Retype only the lines running from the beginning of the entries below to the line with "fig.text(24 / W, 1", both included. Do not include pictures.

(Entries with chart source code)
···

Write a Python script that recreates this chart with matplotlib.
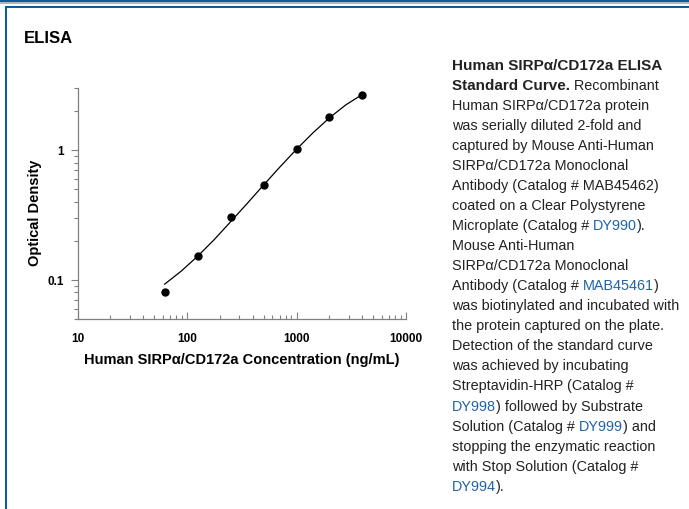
import numpy as np
import matplotlib
matplotlib.use("Agg")
import matplotlib.pyplot as plt
from matplotlib.patches import Rectangle
from matplotlib.ticker import LogLocator, NullFormatter, FixedLocator, FixedFormatter

plt.rcParams['font.family'] = ['Liberation Sans', 'DejaVu Sans']

# Standard points (ng/mL, OD)
conc = [62.5, 125, 250, 500, 1000, 2000, 4000]
od = [0.0814, 0.153, 0.305, 0.535, 1.02, 1.78, 2.67]

# Fitted curve
curve_conc = [62.5, 88.4, 125, 177, 250, 354, 500, 707, 1000, 1414, 2000, 2828, 4000]
curve_od = [0.0927, 0.1167, 0.152, 0.204, 0.280, 0.387, 0.537, 0.741, 1.012, 1.355, 1.770, 2.228, 2.679]

xticks = [10, 100, 1000, 10000]
yticks = [0.1, 1]

BLUE = '#0f5c9c'
LINK = '#1f63a8'
TXT = '#222222'

fig = plt.figure(figsize=(6.89, 5.10), dpi=100)
W, H = 689, 510

def px_rect(x0, y0, x1, y1, color):
    fig.patches.append(Rectangle((x0 / W, 1 - y1 / H), (x1 - x0) / W, (y1 - y0) / H,
                                 transform=fig.transFigure, color=color, lw=0, zorder=0))

# page frame
px_rect(0, 0, W, 3.3, BLUE)
px_rect(0, 3.3, W, 5.3, '#b5b5b5')
px_rect(4.5, 6.7, W, 8.5, BLUE)
px_rect(4.5, 6.7, 6.5, H, BLUE)

fig.text(24 / W, 1 - 38.5 / H, 'ELISA', fontsize=12, fontweight='bold', va='center', ha='left')

# chart
ax = fig.add_axes([77.5 / W, 1 - 320 / H, (406 - 77.5) / W, (320 - 89) / H])
ax.plot(curve_conc, curve_od, color='black', lw=0.9)
ax.plot(conc, od, 'o', color='black', ms=5)
ax.set_xscale('log')
ax.set_yscale('log')
ax.set_xlim(10, 10000)
ax.set_ylim(0.05, 3.0)
for s in ['top', 'right']:
    ax.spines[s].set_visible(False)
for s in ['left', 'bottom']:
    ax.spines[s].set_color('#808080')
    ax.spines[s].set_linewidth(0.9)
ax.xaxis.set_major_locator(FixedLocator(xticks))
ax.xaxis.set_major_formatter(FixedFormatter([str(v) for v in xticks]))
ax.yaxis.set_major_locator(FixedLocator(yticks))
ax.yaxis.set_major_formatter(FixedFormatter(['0.1', '1']))
ax.xaxis.set_minor_locator(LogLocator(base=10, subs=np.arange(2, 10)))
ax.yaxis.set_minor_locator(LogLocator(base=10, subs=np.arange(2, 10)))
ax.xaxis.set_minor_formatter(NullFormatter())
ax.yaxis.set_minor_formatter(NullFormatter())
ax.tick_params(axis='x', which='both', direction='in', color='#808080', pad=9,
               labelsize=8.5, width=0.8)
ax.tick_params(axis='y', which='both', direction='out', color='#808080', pad=5,
               labelsize=8.5, width=0.8)
ax.tick_params(which='major', length=5)
ax.tick_params(which='minor', length=3)
for lab in ax.get_xticklabels() + ax.get_yticklabels():
    lab.set_fontweight('bold')
ax.set_xlabel('Human SIRPα/CD172a Concentration (ng/mL)', fontsize=10.5,
              fontweight='bold', labelpad=6)
fig.text(35 / W, 1 - 212.5 / H, 'Optical Density', fontsize=10.5, fontweight='bold',
         rotation=90, ha='center', va='center')

# caption with mixed styles
caption = [
    [('Human SIRPα/CD172a ELISA', 'b')],
    [('Standard Curve.', 'b'), (' Recombinant', 'n')],
    [('Human SIRPα/CD172a protein', 'n')],
    [('was serially diluted 2-fold and', 'n')],
    [('captured by Mouse Anti-Human', 'n')],
    [('SIRPα/CD172a Monoclonal', 'n')],
    [('Antibody (Catalog # MAB45462)', 'n')],
    [('coated on a Clear Polystyrene', 'n')],
    [('Microplate (Catalog # ', 'n'), ('DY990', 'l'), (').', 'n')],
    [('Mouse Anti-Human', 'n')],
    [('SIRPα/CD172a Monoclonal', 'n')],
    [('Antibody (Catalog # ', 'n'), ('MAB45461', 'l'), (')', 'n')],
    [('was biotinylated and incubated with', 'n')],
    [('the protein captured on the plate.', 'n')],
    [('Detection of the standard curve', 'n')],
    [('was achieved by incubating', 'n')],
    [('Streptavidin-HRP (Catalog #', 'n')],
    [('DY998', 'l'), (') followed by Substrate', 'n')],
    [('Solution (Catalog # ', 'n'), ('DY999', 'l'), (') and', 'n')],
    [('stopping the enzymatic reaction', 'n')],
    [('with Stop Solution (Catalog #', 'n')],
    [('DY994', 'l'), (').', 'n')],
]

renderer = fig.canvas.get_renderer()
x0 = 452
for i, line in enumerate(caption):
    y = 1 - (66 + 20.03 * i) / H
    x = x0
    for text, style in line:
        bold = style == 'b'
        t = fig.text(x / W, y, text, fontsize=11 if bold else 10.4, va='center', ha='left',
                     fontweight='bold' if bold else 'normal',
                     color=LINK if style == 'l' else TXT)
        x += t.get_window_extent(renderer).width

fig.savefig('out.png', dpi=100)
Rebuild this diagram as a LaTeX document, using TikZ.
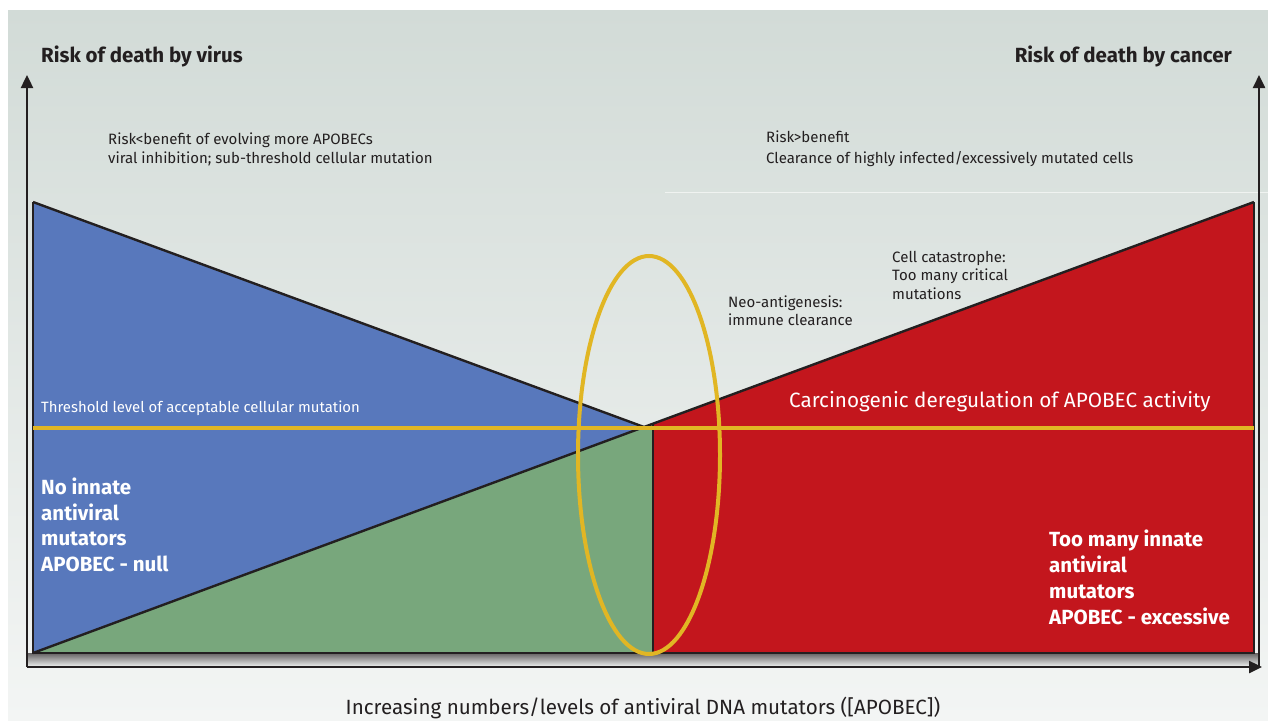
\documentclass[tikz,border=0pt]{standalone}
\usepackage{fontspec}
\setmainfont{Fira Sans}
\usetikzlibrary{arrows.meta,shapes.geometric}
\definecolor{bgtop}{HTML}{D2DBD7}
\definecolor{bgbot}{HTML}{F3F5F4}
\definecolor{vblue}{HTML}{5878BC}
\definecolor{vgreen}{HTML}{78A77C}
\definecolor{vred}{HTML}{C3161D}
\definecolor{vyellow}{HTML}{E1B624}
\definecolor{ink}{HTML}{231F20}
\begin{document}
\begin{tikzpicture}[x=1pt,y=-1pt,
  axis/.style={draw=ink, line width=2.4pt, -{Triangle[length=13pt,width=12pt]}},
  outline/.style={draw=ink, line width=2.4pt, line join=miter},
  lbl/.style={text=ink, inner sep=0pt, anchor=base west, align=left, font=\fontsize{15}{19.5}\selectfont},
  titl/.style={text=ink, inner sep=0pt, anchor=base west, font=\fontsize{20.5}{24}\selectfont\bfseries},
  wlbl/.style={text=white, inner sep=0pt, anchor=base west, align=left, font=\fontsize{20.5}{25.8}\selectfont\bfseries},
  yel/.style={draw=vyellow, line width=4pt}]
\useasboundingbox (0,0) rectangle (1268,720);
\fill[white] (0,0) rectangle (1268,720);
\shade[top color=bgtop, bottom color=bgbot] (8,10) rectangle (1268,720);
\draw[white, line width=1pt, opacity=0.6] (665,192) -- (1268,192);
% shadow under plot
\shade[top color=ink!70, bottom color=bgbot] (27,653) rectangle (1259,667);
% coordinates
\coordinate (TL) at (33,202);
\coordinate (BL) at (33,653);
\coordinate (V) at (644,427);
\coordinate (MT) at (653,423.6);
\coordinate (MB) at (653,653);
\coordinate (TR) at (1254,202);
\coordinate (BR) at (1254,653);
% regions
\fill[vblue] (TL) -- (V) -- (BL) -- cycle;
\fill[vgreen] (BL) -- (V) -- (MT) -- (MB) -- cycle;
\fill[vred] (MT) -- (TR) -- (BR) -- (MB) -- cycle;
\draw[outline] (TL) -- (V) -- (TR);
\draw[outline] (BL) -- (V);
\draw[outline] (MT) -- (MB);
\draw[outline] (TL) -- (BL) -- (BR) -- (TR);
% threshold
\coordinate (ThL) at (33,428);
\coordinate (ThR) at (1254,428);
\draw[yel] (ThL) -- (ThR);
% ellipse
\node[draw=vyellow, line width=4pt, ellipse, minimum width=142pt, minimum height=398pt, inner sep=0pt] (ell) at (649,455) {};
% axes
\coordinate (O) at (27,667);
\coordinate (YL) at (27,75);
\coordinate (OR) at (1259,667);
\coordinate (YR) at (1259,75);
\coordinate (XE) at (1262,667);
\draw[axis] (O) -- (YL);
\draw[axis] (OR) -- (YR);
\draw[axis] (O) -- (XE);
% titles
\node[titl] (tv) at (41,62) {Risk of death by virus};
\node[titl, anchor=base east] (tc) at (1232,62) {Risk of death by cancer};
% small labels (base = baseline of last line)
\node[lbl, font=\fontsize{15}{19}\selectfont] (rb1) at (108,163) {Risk<benefit of evolving more APOBECs\\viral inhibition; sub-threshold cellular mutation};
\node[lbl, font=\fontsize{15}{21}\selectfont] (rb2) at (766,163.3) {Risk>benefit\\Clearance of highly infected/excessively mutated cells};
\node[lbl, font=\fontsize{15}{18.5}\selectfont] (cc) at (892,299) {Cell catastrophe:\\Too many critical\\mutations};
\node[lbl, font=\fontsize{15}{18}\selectfont] (neo) at (728,325) {Neo-antigenesis:\\immune clearance};
\node[lbl, text=white, font=\fontsize{14.9}{18}\selectfont] (thr) at (41,412.7) {Threshold level of acceptable cellular mutation};
\node[lbl, text=white, font=\fontsize{20.7}{25}\selectfont] (carc) at (789,407.3) {Carcinogenic deregulation of APOBEC activity};
\node[wlbl] (null) at (41,571.7) {No innate\\antiviral\\mutators\\APOBEC - null};
\node[wlbl] (exc) at (1049,624.3) {Too many innate\\antiviral\\mutators\\APOBEC - excessive};
% x-axis label
\node[text=ink, inner sep=0pt, anchor=base, font=\fontsize{20.6}{24}\selectfont] (xl) at (643,714) {Increasing numbers/levels of antiviral DNA mutators ([APOBEC])};
\end{tikzpicture}
\end{document}
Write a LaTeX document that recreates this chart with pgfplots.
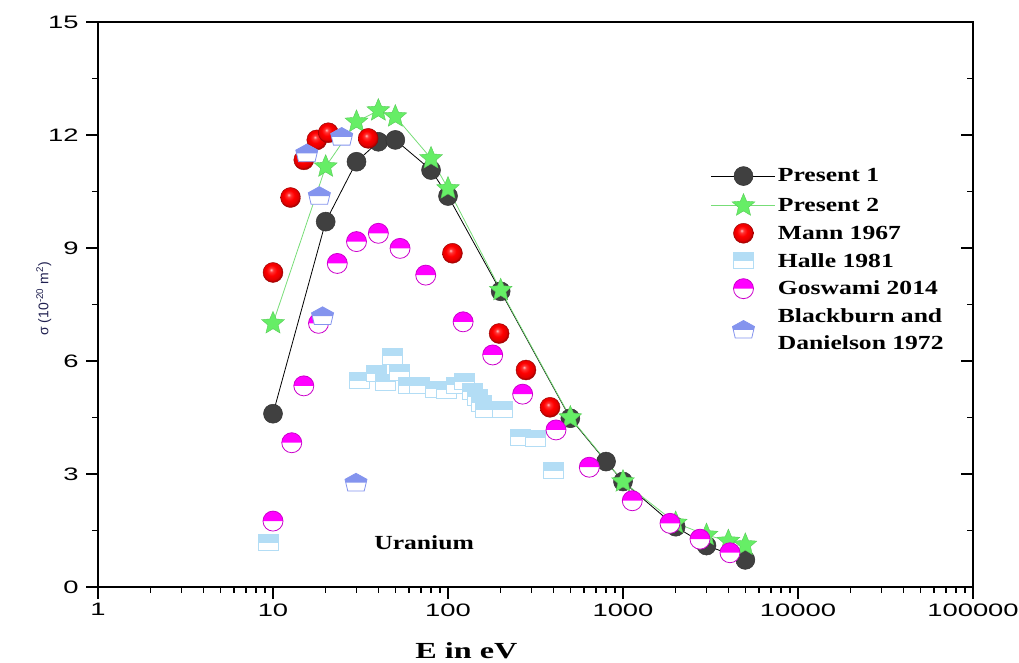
\documentclass[border=0pt]{standalone}
\usepackage{fontspec}
\setmainfont{Liberation Serif}
\usepackage{graphicx}
\usepackage{pgfplots}
\pgfplotsset{compat=1.18}
\newfontfamily\labfont{Liberation Sans}
\newfontfamily\legfont[FakeStretch=1.28]{Liberation Serif}
\newfontfamily\xlabfont[FakeStretch=1.4]{Liberation Serif}
\newcommand{\TL}[1]{\scalebox{1.52}[1]{\labfont\fontsize{18}{20}\selectfont #1}}

\definecolor{p1}{HTML}{404040}
\definecolor{p2}{HTML}{66EE66}
\definecolor{p2line}{HTML}{77DD77}
\definecolor{halle}{HTML}{B3DDF5}
\definecolor{gos}{HTML}{FF00FF}
\definecolor{gosd}{HTML}{CC00CC}
\definecolor{bb}{HTML}{8494EE}
\definecolor{ylab}{HTML}{202050}

\pgfdeclareradialshading{redballshade}{\pgfpoint{-5bp}{7bp}}{color(0bp)=(red!25!white); color(5bp)=(red!80!white); color(13bp)=(red); color(22bp)=(red!88!black); color(25bp)=(red!70!black); color(50bp)=(red!70!black)}

\pgfdeclareplotmark{redball}{%
  \pgfpathcircle{\pgfpointorigin}{\pgfplotmarksize}%
  \pgfshadepath{redballshade}{0}%
  \pgfpathcircle{\pgfpointorigin}{\pgfplotmarksize}%
  \pgfusepathqstroke
}
\pgfdeclareplotmark{fstar}{%
  \pgfpathmoveto{\pgfqpoint{0pt}{\pgfplotmarksize}}%
  \pgfpathlineto{\pgfqpoint{-0.2645\pgfplotmarksize}{0.364\pgfplotmarksize}}%
  \pgfpathlineto{\pgfqpoint{-0.951\pgfplotmarksize}{0.309\pgfplotmarksize}}%
  \pgfpathlineto{\pgfqpoint{-0.428\pgfplotmarksize}{-0.139\pgfplotmarksize}}%
  \pgfpathlineto{\pgfqpoint{-0.588\pgfplotmarksize}{-0.809\pgfplotmarksize}}%
  \pgfpathlineto{\pgfqpoint{0pt}{-0.45\pgfplotmarksize}}%
  \pgfpathlineto{\pgfqpoint{0.588\pgfplotmarksize}{-0.809\pgfplotmarksize}}%
  \pgfpathlineto{\pgfqpoint{0.428\pgfplotmarksize}{-0.139\pgfplotmarksize}}%
  \pgfpathlineto{\pgfqpoint{0.951\pgfplotmarksize}{0.309\pgfplotmarksize}}%
  \pgfpathlineto{\pgfqpoint{0.2645\pgfplotmarksize}{0.364\pgfplotmarksize}}%
  \pgfpathclose
  \pgfusepathqfillstroke
}
\pgfdeclareplotmark{halfcirc}{%
  \begin{pgfscope}\pgfsetfillcolor{white}%
  \pgfpathcircle{\pgfpointorigin}{\pgfplotmarksize}\pgfusepathqfill
  \end{pgfscope}%
  \pgfpathmoveto{\pgfqpoint{-\pgfplotmarksize}{0pt}}%
  \pgfpatharc{180}{0}{\pgfplotmarksize}%
  \pgfpathclose
  \pgfusepathqfill
  \pgfpathcircle{\pgfpointorigin}{\pgfplotmarksize}\pgfusepathqstroke
}
\pgfdeclareplotmark{halfsq}{%
  \begin{pgfscope}\pgfsetfillcolor{white}%
  \pgfpathrectanglecorners{\pgfqpoint{-\pgfplotmarksize}{-0.8\pgfplotmarksize}}{\pgfqpoint{\pgfplotmarksize}{0.8\pgfplotmarksize}}\pgfusepathqfill
  \end{pgfscope}%
  \pgfpathrectanglecorners{\pgfqpoint{-\pgfplotmarksize}{0pt}}{\pgfqpoint{\pgfplotmarksize}{0.8\pgfplotmarksize}}\pgfusepathqfill
  \pgfpathrectanglecorners{\pgfqpoint{-\pgfplotmarksize}{-0.8\pgfplotmarksize}}{\pgfqpoint{\pgfplotmarksize}{0.8\pgfplotmarksize}}\pgfusepathqstroke
}
\pgfdeclareplotmark{halfpent}{%
  \begin{pgfscope}\pgfsetfillcolor{white}%
  \pgfpathmoveto{\pgfqpoint{0pt}{0.85\pgfplotmarksize}}%
  \pgfpathlineto{\pgfqpoint{\pgfplotmarksize}{0.3\pgfplotmarksize}}%
  \pgfpathlineto{\pgfqpoint{0.75\pgfplotmarksize}{-0.75\pgfplotmarksize}}%
  \pgfpathlineto{\pgfqpoint{-0.75\pgfplotmarksize}{-0.75\pgfplotmarksize}}%
  \pgfpathlineto{\pgfqpoint{-\pgfplotmarksize}{0.3\pgfplotmarksize}}%
  \pgfpathclose\pgfusepathqfill
  \end{pgfscope}%
  \pgfpathmoveto{\pgfqpoint{0pt}{0.85\pgfplotmarksize}}%
  \pgfpathlineto{\pgfqpoint{\pgfplotmarksize}{0.3\pgfplotmarksize}}%
  \pgfpathlineto{\pgfqpoint{0.929\pgfplotmarksize}{0pt}}%
  \pgfpathlineto{\pgfqpoint{-0.929\pgfplotmarksize}{0pt}}%
  \pgfpathlineto{\pgfqpoint{-\pgfplotmarksize}{0.3\pgfplotmarksize}}%
  \pgfpathclose\pgfusepathqfill
  \pgfpathmoveto{\pgfqpoint{0pt}{0.85\pgfplotmarksize}}%
  \pgfpathlineto{\pgfqpoint{\pgfplotmarksize}{0.3\pgfplotmarksize}}%
  \pgfpathlineto{\pgfqpoint{0.75\pgfplotmarksize}{-0.75\pgfplotmarksize}}%
  \pgfpathlineto{\pgfqpoint{-0.75\pgfplotmarksize}{-0.75\pgfplotmarksize}}%
  \pgfpathlineto{\pgfqpoint{-\pgfplotmarksize}{0.3\pgfplotmarksize}}%
  \pgfpathclose\pgfusepathqstroke
}

\begin{document}
\begin{tikzpicture}
\path[use as bounding box] (-98pt,-76pt) rectangle (921pt,587pt);
\begin{axis}[
  at={(0pt,0pt)}, anchor=south west,
  scale only axis, width=875pt, height=565pt,
  xmode=log, xmin=1, xmax=100000, ymin=0, ymax=15,
  xtick={1,10,100,1000,10000,100000},
  xticklabels={\TL{1},\TL{10},\TL{100},\TL{1000},\TL{10000},\TL{100000}},
  minor xtick={2,3,4,5,6,7,8,9,20,30,40,50,60,70,80,90,200,300,400,500,600,700,800,900,2000,3000,4000,5000,6000,7000,8000,9000,20000,30000,40000,50000,60000,70000,80000,90000},
  ytick={0,3,6,9,12,15},
  yticklabels={\TL{0},\TL{3},\TL{6},\TL{9},\TL{12},\TL{15}},
  minor ytick={1.5,4.5,7.5,10.5,13.5},
  xtick pos=bottom, ytick pos=left, tick align=outside,
  major tick length=12pt, minor tick length=6pt,
  major tick style={line width=1.6pt, black},
  minor tick style={line width=1.4pt, black},
  axis line style={line width=1.6pt},
  xticklabel style={yshift=-1pt},
  yticklabel style={xshift=-4pt},
  ylabel={σ (10\textsuperscript{-20} m\textsuperscript{2})},
  ylabel style={font=\labfont\fontsize{14}{16}\selectfont, text=ylab, at={(axis description cs:-0.062,0.51)}, anchor=center},
  xlabel={E in eV},
  xlabel style={font=\xlabfont\bfseries\fontsize{23}{26}\selectfont, at={(axis description cs:0.421,0)}, yshift=-64pt, anchor=center},
  clip=false,
  legend image code/.code={\draw[mark repeat=2,mark phase=2,#1] plot coordinates {(0pt,0pt)(32pt,0pt)(64pt,0pt)};},
  legend style={at={(0.697,0.748)}, anchor=north west, draw=none, fill=none,
    font=\legfont\bfseries\fontsize{20}{27}\selectfont, row sep=8pt, cells={align=left}},
  legend cell align=left,
]
\addplot[color=black, line width=0.8pt, mark=*, mark size=9.5pt, mark options={fill=p1, draw=p1!80!black, line width=0.5pt}] table {
x y
10 4.6
20 9.7
30 11.29
40 11.82
50 11.87
80 11.07
100 10.38
200 7.85
500 4.48
800 3.33
1000 2.8
2000 1.6
3000 1.1
5000 0.72
};
\addlegendentry{Present 1}
\addplot[color=p2line, line width=0.8pt, mark=fstar, mark size=12pt, mark options={fill=p2, draw=p2!85!black, line width=0.4pt}] table {
x y
10 7.0
20 11.16
30 12.35
40 12.65
50 12.49
80 11.38
100 10.58
200 7.88
500 4.5
1000 2.8
2000 1.7
3000 1.38
4000 1.22
5000 1.12
};
\addlegendentry{Present 2}
\addplot[only marks, mark=redball, mark size=10pt, mark options={draw=red!60!black, line width=0.4pt}] table {
x y
10 8.35
12.6 10.34
15 11.34
17.8 11.87
20.7 12.06
35 11.91
106 8.86
196 6.73
279 5.76
383 4.77
};
\addlegendentry{Mann 1967}
\addplot[only marks, mark=halfsq, mark size=10pt, mark options={fill=halle, draw=halle, line width=1pt}] table {
x y
9.4 1.17
31.4 5.48
38.9 5.66
43.7 5.44
48.3 6.13
53 5.70
59.2 5.34
68.6 5.34
84.3 5.25
98 5.23
112 5.36
125 5.45
138 5.18
148 5.04
155 4.88
163 4.70
204 4.70
258 3.97
317 3.95
403 3.09
};
\addlegendentry{Halle 1981}
\addplot[only marks, mark=halfcirc, mark size=10pt, mark options={fill=gos, draw=gosd, line width=0.8pt}] table {
x y
10 1.75
12.8 3.83
15 5.34
18.2 7.0
23.3 8.59
30 9.17
40 9.39
53.2 8.99
74.6 8.28
122 7.04
180 6.16
267 5.12
414 4.17
642 3.18
1130 2.29
1856 1.69
2754 1.27
4086 0.91
};
\addlegendentry{Goswami 2014}
\addplot[only marks, mark=halfpent, mark size=11pt, mark options={fill=bb, draw=bb, line width=0.8pt}] table {
x y
15.6 11.51
18.4 10.38
19.2 7.19
24.7 11.95
29.8 2.77
};
\addlegendentry{Blackburn and\\Danielson 1972}
\node[font=\legfont\bfseries\fontsize{20}{24}\selectfont] at (axis cs:73,1.17) {Uranium};
\end{axis}
\begin{axis}[
  at={(0pt,0pt)}, anchor=south west,
  scale only axis, width=875pt, height=565pt,
  xmin=0, xmax=1, ymin=0, ymax=15,
  axis x line=none, axis y line*=right,
  ytick={0,3,6,9,12,15}, minor ytick={1.5,4.5,7.5,10.5,13.5},
  yticklabels={}, tick align=inside,
  major tick length=12pt, minor tick length=6pt,
  major tick style={line width=1.6pt, black},
  minor tick style={line width=1.4pt, black},
  axis line style={line width=1.6pt, -},
]
\end{axis}
\end{tikzpicture}
\end{document}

···

* ANSWER *
Write a Python script that recreates this chart with matplotlib.
import numpy as np
import matplotlib
matplotlib.use("Agg")
import matplotlib.pyplot as plt
from matplotlib.patches import Rectangle
from matplotlib.ticker import LogLocator, NullFormatter, FixedLocator, FixedFormatter

plt.rcParams['font.family'] = ['Liberation Sans', 'DejaVu Sans']

# Standard points (ng/mL, OD)
conc = [62.5, 125, 250, 500, 1000, 2000, 4000]
od = [0.0814, 0.153, 0.305, 0.535, 1.02, 1.78, 2.67]

# Fitted curve
curve_conc = [62.5, 88.4, 125, 177, 250, 354, 500, 707, 1000, 1414, 2000, 2828, 4000]
curve_od = [0.0927, 0.1167, 0.152, 0.204, 0.280, 0.387, 0.537, 0.741, 1.012, 1.355, 1.770, 2.228, 2.679]

xticks = [10, 100, 1000, 10000]
yticks = [0.1, 1]

BLUE = '#0f5c9c'
LINK = '#1f63a8'
TXT = '#222222'

fig = plt.figure(figsize=(6.89, 5.10), dpi=100)
W, H = 689, 510

def px_rect(x0, y0, x1, y1, color):
    fig.patches.append(Rectangle((x0 / W, 1 - y1 / H), (x1 - x0) / W, (y1 - y0) / H,
                                 transform=fig.transFigure, color=color, lw=0, zorder=0))

# page frame
px_rect(0, 0, W, 3.3, BLUE)
px_rect(0, 3.3, W, 5.3, '#b5b5b5')
px_rect(4.5, 6.7, W, 8.5, BLUE)
px_rect(4.5, 6.7, 6.5, H, BLUE)

fig.text(24 / W, 1 - 38.5 / H, 'ELISA', fontsize=12, fontweight='bold', va='center', ha='left')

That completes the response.